Ah, most sorrowful Mother, hadst thou loved thy Son less, or had He been less amiable, or had He loved thee less, thy sufferings in offering him to death would certainly have been diminished. But there never was, and never will be, a mother who loved her son more than thou didst love thine; for there never was, and never will be a son more amiable, or one who loved his mother more than thy Jesus loved thee. O God, had we beheld the beauty, the majesty of the countenance of that Divine Child, could we have ever had the courage to sacrifice His life for our own salvation? And thou, O Mary, who wast His Mother, and a Mother loving Him with so tender a love, thou couldst offer thy innocent Son for the salvation of men, to a death more painful and cruel than ever was endured by the greatest malefactor on earth!

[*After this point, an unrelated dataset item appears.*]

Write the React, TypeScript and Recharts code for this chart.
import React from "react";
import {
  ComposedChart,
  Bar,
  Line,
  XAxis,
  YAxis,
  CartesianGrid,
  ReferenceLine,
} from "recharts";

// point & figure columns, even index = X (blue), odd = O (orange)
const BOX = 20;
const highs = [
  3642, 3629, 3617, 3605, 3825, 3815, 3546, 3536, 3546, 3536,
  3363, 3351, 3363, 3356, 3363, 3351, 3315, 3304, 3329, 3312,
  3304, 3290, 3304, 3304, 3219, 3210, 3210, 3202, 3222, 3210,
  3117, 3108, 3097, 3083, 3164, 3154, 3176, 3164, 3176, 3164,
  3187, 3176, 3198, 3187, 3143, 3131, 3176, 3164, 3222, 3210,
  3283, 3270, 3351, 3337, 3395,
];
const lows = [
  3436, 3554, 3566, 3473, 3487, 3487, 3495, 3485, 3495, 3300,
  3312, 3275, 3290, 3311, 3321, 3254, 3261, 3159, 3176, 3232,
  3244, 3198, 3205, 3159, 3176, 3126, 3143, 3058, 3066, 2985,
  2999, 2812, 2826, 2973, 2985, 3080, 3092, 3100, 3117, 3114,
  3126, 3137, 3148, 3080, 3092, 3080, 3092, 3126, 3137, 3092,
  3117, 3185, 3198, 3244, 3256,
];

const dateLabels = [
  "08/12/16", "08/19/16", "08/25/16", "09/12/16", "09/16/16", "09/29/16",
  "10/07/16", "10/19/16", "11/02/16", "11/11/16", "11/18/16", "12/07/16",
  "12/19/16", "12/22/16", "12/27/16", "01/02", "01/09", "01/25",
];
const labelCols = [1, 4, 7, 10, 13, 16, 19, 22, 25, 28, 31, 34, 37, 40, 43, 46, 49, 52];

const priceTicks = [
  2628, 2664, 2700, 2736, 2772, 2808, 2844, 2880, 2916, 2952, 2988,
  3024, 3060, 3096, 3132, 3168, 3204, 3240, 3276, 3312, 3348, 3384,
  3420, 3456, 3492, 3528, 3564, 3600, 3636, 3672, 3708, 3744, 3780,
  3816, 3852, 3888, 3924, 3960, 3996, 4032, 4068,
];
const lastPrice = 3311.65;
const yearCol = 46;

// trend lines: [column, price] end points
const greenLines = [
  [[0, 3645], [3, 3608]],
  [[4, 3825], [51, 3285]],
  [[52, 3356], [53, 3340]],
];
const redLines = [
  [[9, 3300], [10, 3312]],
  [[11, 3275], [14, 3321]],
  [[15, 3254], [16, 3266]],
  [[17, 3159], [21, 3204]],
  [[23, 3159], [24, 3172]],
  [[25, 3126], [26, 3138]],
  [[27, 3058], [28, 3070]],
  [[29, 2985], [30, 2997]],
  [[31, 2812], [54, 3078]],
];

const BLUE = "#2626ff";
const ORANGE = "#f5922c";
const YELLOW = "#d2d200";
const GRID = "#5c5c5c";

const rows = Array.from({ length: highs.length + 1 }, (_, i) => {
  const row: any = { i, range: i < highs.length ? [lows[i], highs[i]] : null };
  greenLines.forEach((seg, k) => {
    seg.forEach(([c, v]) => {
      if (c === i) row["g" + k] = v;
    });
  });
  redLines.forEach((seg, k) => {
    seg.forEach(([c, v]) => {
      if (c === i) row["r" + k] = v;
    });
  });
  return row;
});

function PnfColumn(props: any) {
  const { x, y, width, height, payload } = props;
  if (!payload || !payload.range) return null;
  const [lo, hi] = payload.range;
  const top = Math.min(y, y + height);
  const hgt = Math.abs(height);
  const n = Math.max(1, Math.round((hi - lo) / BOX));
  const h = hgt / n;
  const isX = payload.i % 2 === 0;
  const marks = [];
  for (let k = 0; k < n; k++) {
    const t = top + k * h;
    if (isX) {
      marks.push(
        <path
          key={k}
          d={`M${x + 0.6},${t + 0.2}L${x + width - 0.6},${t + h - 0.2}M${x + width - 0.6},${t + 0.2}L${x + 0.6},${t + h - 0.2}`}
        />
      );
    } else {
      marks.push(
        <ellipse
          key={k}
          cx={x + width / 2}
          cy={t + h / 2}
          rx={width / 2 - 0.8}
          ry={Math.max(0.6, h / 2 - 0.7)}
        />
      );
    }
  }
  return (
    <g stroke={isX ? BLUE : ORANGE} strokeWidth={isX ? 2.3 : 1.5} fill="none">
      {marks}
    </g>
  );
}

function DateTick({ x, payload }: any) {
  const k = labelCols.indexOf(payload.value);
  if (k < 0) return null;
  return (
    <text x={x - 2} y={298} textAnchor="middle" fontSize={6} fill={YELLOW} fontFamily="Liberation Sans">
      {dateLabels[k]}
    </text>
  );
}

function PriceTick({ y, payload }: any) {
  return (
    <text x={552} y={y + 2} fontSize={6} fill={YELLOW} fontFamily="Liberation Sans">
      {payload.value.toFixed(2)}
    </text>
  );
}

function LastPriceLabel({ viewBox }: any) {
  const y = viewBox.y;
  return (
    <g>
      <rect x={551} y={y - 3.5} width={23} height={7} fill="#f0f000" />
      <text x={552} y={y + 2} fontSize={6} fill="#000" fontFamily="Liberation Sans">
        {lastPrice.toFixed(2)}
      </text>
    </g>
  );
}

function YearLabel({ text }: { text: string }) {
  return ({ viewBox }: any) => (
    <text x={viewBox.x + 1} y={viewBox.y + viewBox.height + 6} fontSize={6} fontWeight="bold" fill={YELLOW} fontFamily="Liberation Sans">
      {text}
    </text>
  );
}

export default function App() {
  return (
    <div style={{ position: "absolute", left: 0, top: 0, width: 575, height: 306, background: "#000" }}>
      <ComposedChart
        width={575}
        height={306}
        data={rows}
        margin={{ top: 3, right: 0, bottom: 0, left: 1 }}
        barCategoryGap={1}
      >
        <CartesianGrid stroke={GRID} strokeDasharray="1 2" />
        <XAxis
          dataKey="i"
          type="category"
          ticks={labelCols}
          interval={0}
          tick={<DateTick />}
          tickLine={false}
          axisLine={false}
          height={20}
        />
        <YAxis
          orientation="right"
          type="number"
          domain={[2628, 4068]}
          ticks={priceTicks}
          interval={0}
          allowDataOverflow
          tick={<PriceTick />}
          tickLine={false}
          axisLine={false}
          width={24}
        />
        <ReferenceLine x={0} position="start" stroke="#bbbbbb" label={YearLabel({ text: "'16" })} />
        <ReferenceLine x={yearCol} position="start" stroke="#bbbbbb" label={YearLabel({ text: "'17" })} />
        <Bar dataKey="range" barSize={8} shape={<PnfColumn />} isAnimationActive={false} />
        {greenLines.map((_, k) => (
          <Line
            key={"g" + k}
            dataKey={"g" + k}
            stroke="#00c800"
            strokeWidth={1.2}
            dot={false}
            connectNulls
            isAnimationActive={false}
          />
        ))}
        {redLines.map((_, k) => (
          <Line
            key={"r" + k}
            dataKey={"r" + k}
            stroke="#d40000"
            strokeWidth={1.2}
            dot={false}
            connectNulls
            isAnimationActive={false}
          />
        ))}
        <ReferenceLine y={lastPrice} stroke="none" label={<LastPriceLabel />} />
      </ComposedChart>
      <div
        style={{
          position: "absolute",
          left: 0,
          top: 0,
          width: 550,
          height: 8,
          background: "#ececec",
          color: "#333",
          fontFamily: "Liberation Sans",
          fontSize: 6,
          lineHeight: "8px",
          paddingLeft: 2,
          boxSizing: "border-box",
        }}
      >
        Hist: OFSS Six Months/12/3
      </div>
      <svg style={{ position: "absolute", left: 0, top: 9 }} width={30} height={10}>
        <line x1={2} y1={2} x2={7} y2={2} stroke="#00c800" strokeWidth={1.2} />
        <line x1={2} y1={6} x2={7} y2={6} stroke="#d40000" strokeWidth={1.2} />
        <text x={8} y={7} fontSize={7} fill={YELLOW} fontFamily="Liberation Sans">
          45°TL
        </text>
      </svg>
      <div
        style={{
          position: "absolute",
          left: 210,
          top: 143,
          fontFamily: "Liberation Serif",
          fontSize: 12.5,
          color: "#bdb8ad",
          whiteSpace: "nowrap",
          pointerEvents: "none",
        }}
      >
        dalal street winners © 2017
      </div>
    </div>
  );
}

Ah, how sad a scene from that day forward must love have continually placed before the eyes of Mary, -- a scene representing all the outrages and mockeries which her poor Son was to endure! See, love already represents Him agonized with sorrow in the Garden, mangled with scourges, crowned with thorns in the Pretorium, and finally hanging on the ignominious Cross on Calvary! "Behold, O Mother," says love, "what an amiable and innocent Son thou offerest to so many torments and to so horrible a death!" And to what purpose save Him from the hands of Herod, since it is only to reserve Him for a far more sorrowful end?

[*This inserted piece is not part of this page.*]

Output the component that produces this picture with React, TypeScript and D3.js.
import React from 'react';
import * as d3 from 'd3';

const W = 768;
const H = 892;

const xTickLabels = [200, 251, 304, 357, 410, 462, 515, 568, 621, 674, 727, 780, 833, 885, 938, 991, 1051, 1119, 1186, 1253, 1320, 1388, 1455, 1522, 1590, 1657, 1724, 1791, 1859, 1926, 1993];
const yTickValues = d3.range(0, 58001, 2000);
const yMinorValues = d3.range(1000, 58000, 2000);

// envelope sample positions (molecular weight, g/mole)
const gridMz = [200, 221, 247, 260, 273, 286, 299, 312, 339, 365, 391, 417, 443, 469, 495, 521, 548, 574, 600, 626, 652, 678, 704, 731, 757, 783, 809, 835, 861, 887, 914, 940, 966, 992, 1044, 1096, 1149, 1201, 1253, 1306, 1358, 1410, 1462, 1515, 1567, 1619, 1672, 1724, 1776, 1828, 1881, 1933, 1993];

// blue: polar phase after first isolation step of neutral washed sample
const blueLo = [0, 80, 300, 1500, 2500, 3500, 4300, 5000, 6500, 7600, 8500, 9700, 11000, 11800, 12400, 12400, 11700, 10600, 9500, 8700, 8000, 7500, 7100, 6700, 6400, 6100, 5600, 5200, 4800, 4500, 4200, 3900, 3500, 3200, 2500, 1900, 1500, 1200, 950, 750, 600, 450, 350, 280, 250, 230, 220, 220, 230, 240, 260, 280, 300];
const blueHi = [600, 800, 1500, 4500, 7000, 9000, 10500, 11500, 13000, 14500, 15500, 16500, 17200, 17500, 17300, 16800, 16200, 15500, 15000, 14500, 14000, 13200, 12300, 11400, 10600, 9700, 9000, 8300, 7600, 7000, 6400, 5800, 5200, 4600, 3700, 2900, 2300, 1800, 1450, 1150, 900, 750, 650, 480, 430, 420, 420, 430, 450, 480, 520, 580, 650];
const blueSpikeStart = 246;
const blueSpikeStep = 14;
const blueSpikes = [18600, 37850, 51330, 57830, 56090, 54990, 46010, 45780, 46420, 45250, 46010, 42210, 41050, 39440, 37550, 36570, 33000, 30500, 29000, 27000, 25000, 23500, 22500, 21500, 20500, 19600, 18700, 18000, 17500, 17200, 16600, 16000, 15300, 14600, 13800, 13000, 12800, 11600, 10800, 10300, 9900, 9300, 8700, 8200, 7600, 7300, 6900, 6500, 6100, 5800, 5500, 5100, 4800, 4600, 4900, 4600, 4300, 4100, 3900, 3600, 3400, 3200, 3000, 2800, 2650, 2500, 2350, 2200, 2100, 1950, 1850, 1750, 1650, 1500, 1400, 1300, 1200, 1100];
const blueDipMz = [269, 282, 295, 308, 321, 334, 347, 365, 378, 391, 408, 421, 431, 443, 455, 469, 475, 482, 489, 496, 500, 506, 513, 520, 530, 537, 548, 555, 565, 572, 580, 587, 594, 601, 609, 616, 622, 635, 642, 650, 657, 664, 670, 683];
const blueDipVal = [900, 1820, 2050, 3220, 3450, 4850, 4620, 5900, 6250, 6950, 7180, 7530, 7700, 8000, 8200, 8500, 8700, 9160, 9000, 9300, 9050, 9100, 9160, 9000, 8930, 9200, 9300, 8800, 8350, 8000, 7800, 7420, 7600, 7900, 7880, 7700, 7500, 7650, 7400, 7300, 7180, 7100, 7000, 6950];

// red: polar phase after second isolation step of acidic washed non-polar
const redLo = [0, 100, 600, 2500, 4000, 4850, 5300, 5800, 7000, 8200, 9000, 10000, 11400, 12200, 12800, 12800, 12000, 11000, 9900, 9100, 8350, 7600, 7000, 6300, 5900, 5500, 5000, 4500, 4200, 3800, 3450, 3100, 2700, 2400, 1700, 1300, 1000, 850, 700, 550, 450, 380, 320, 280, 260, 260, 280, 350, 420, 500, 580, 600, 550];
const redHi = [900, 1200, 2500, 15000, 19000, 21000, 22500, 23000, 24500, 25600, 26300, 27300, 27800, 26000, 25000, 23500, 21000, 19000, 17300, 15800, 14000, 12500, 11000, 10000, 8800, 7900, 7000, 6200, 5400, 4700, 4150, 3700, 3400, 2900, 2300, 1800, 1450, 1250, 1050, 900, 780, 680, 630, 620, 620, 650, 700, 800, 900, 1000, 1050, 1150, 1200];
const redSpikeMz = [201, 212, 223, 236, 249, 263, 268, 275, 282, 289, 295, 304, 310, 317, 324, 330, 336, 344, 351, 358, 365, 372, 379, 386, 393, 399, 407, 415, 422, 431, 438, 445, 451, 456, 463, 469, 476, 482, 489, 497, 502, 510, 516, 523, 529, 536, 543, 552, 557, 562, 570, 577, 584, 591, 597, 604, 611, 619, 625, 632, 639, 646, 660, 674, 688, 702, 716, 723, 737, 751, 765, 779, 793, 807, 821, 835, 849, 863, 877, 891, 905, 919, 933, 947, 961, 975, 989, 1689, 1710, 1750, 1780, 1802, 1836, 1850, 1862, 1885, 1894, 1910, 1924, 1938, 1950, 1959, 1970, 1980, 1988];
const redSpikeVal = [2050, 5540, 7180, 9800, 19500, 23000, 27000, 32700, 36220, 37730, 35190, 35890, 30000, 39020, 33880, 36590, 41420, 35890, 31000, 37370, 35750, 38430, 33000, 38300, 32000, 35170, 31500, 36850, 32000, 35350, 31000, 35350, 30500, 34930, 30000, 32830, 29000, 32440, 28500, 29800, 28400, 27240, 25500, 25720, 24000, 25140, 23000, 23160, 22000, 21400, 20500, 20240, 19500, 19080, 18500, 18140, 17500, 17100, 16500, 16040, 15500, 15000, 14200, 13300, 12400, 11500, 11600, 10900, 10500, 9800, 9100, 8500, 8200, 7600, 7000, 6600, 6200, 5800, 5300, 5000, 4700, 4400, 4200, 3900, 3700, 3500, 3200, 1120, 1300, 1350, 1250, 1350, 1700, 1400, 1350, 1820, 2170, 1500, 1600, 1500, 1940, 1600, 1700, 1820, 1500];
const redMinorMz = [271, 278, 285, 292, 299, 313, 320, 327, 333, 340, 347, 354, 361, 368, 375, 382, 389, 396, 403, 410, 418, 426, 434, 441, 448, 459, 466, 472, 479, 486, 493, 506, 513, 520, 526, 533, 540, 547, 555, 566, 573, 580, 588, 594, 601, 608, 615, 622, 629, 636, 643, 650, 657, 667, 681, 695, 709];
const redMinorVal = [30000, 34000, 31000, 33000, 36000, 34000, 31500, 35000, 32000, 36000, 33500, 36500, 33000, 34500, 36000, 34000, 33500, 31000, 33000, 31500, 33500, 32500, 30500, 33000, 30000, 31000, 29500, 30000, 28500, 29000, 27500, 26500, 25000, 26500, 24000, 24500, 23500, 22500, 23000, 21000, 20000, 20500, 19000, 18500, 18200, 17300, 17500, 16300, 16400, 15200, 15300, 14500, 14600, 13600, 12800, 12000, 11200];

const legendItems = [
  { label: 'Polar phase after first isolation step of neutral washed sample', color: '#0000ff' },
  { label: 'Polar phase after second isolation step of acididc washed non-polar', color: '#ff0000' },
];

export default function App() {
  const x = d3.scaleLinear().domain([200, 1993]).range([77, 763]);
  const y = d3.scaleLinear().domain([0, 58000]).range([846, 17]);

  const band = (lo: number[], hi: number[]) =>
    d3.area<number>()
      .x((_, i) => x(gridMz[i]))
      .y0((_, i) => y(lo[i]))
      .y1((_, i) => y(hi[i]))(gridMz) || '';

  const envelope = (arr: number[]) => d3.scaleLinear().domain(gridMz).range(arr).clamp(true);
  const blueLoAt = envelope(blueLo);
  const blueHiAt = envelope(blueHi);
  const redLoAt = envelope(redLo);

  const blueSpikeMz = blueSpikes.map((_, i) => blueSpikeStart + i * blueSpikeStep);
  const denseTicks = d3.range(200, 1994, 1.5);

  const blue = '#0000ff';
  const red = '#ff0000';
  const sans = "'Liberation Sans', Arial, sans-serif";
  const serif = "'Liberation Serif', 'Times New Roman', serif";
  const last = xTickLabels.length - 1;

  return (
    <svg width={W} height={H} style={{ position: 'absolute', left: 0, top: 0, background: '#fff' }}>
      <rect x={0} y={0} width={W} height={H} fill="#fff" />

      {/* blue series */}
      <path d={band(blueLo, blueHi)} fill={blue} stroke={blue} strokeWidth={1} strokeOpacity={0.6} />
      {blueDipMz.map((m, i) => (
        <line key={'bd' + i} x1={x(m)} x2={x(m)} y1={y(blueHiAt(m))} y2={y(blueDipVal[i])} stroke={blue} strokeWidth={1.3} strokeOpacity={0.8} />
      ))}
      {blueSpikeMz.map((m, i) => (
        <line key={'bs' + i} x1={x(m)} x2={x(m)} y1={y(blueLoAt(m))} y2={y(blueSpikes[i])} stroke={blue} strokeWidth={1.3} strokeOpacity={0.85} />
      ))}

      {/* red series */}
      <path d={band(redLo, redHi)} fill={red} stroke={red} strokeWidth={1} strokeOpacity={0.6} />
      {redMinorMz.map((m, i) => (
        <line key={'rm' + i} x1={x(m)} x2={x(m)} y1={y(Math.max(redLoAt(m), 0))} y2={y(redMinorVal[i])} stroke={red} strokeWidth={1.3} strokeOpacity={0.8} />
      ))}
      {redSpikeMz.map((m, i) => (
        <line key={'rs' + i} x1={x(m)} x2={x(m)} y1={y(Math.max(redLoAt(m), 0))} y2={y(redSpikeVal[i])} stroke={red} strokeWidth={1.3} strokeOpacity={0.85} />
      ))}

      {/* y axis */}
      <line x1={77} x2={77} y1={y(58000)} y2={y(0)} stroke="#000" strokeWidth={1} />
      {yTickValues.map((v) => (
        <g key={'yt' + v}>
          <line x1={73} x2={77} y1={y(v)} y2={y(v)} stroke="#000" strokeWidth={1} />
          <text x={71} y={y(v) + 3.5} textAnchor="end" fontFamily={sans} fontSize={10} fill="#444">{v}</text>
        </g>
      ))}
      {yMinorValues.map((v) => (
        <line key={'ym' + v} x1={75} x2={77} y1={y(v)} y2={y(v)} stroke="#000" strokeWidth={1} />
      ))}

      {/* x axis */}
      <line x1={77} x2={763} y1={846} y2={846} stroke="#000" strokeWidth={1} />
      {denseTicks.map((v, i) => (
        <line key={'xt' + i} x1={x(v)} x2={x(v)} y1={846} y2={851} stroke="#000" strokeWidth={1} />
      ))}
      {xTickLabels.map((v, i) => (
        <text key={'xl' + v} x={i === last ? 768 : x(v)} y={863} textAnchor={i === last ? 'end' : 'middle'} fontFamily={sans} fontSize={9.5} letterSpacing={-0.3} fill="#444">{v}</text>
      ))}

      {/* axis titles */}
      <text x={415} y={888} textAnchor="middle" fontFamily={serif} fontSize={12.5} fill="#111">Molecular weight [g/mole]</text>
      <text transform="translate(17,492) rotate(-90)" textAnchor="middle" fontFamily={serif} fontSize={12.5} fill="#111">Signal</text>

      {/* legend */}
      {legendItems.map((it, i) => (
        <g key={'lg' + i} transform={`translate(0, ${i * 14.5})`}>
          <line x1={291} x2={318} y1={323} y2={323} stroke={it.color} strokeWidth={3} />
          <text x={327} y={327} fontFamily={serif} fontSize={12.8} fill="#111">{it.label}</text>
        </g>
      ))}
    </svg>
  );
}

Thus Mary not only offered her Son to death in the Temple, but she renewed that offering every moment of her life; for she revealed to St. Bridget "that the sorrow announced to her by the holy Simeon never left her heart until her Assumption into Heaven." Hence St. Anselm thus addresses her: "O compassionate Lady, I cannot believe that thou couldst have endured for a moment so excruciating a torment without expiring under it, had not God Himself, the Spirit of Life, sustained thee.

If the sacrifice of Abraham by which he offered his son Isaac to God was so pleasing to the Divine Majesty, that as a reward He promised to multiply his descendants as the stars of Heaven -- Because thou hast done this thing, and hast not spared thy only-begotten son for my sake, I will bless thee, and I will multiply thy seed as the stars of heaven (Gen. xxii. 16,17) -- we must certainly believe that the more noble sacrifice which Mary made to God of her Jesus, was far more agreeable to Him, and therefore that He has granted that through her prayers the number of the elect should be multiplied, that is to say, increased by the number of her fortunate children; for she considers and protects as such all her devout clients.

St. Simeon received a promise from God that he should not die until he had seen the Messias born: And he had received an answer from the Holy Ghost, that he should not see death before he had seen the Christ of the Lord (Luke ii. 26). But this grace he only received through Mary, for it was in her arms that he found the Saviour. Hence, he who desires to find Jesus, will not find Him otherwise than by Mary. Let us, then, go to this Divine Mother if we wish to find Jesus, and let us go with great confidence.